# Huntington Harbor Boat Parade Tonight



## skippershe (May 22, 2006)

I've been invited to co-skipper this 50' Wellcraft tonight in the Huntington Harbor boat parade. A friend of mine just acquired it not too long ago and is looking for a licensed captain to run it for fishing charters. I haven't used my captain's license in quite awhile, so I'm excited at the prospect of getting back into running boats again!


----------



## rdvholtwood (Sep 18, 2008)

Thats great Dawn!! Best of Luck - I'm sure you will do fine....


----------



## SmkSignals (May 2, 2005)

Very cool ! Have a great time !!


----------



## Oregon_Camper (Sep 13, 2004)

If you need any passegers...let me know. That think looks fun.


----------



## wolfwood (Sep 19, 2005)

Cool Beans!!!

Congratulations, SKIPPER--- um --- SkipperSHE!


----------



## campfirenut (Aug 9, 2006)

Congrats and have fun

Bob


----------



## Doxie-Doglover-Too (Jan 25, 2007)

waaay cool! can we all come along?


----------



## 7heaven (Jun 4, 2005)

That is way cool!
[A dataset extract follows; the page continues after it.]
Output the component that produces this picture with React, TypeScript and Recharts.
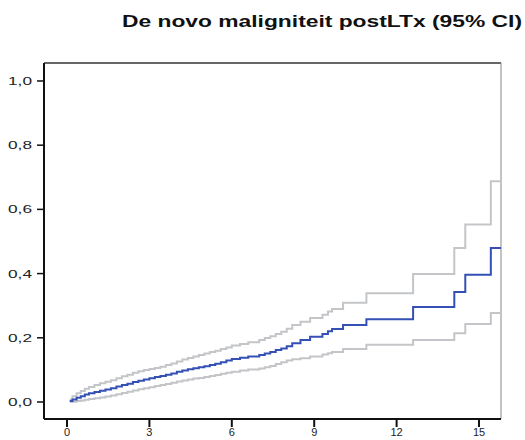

That is an awesome parade, hope you can post some pictures. A friend invited me to a Christmas party down there one year and it was fun to see all the boats all decorated.


----------



## California Jim (Dec 11, 2003)

Sweet! We used to enjoy the parade every year from a friends sportfisher. It's a great night.

You could run to the Cortez Bank in alot of comfort on that ride


----------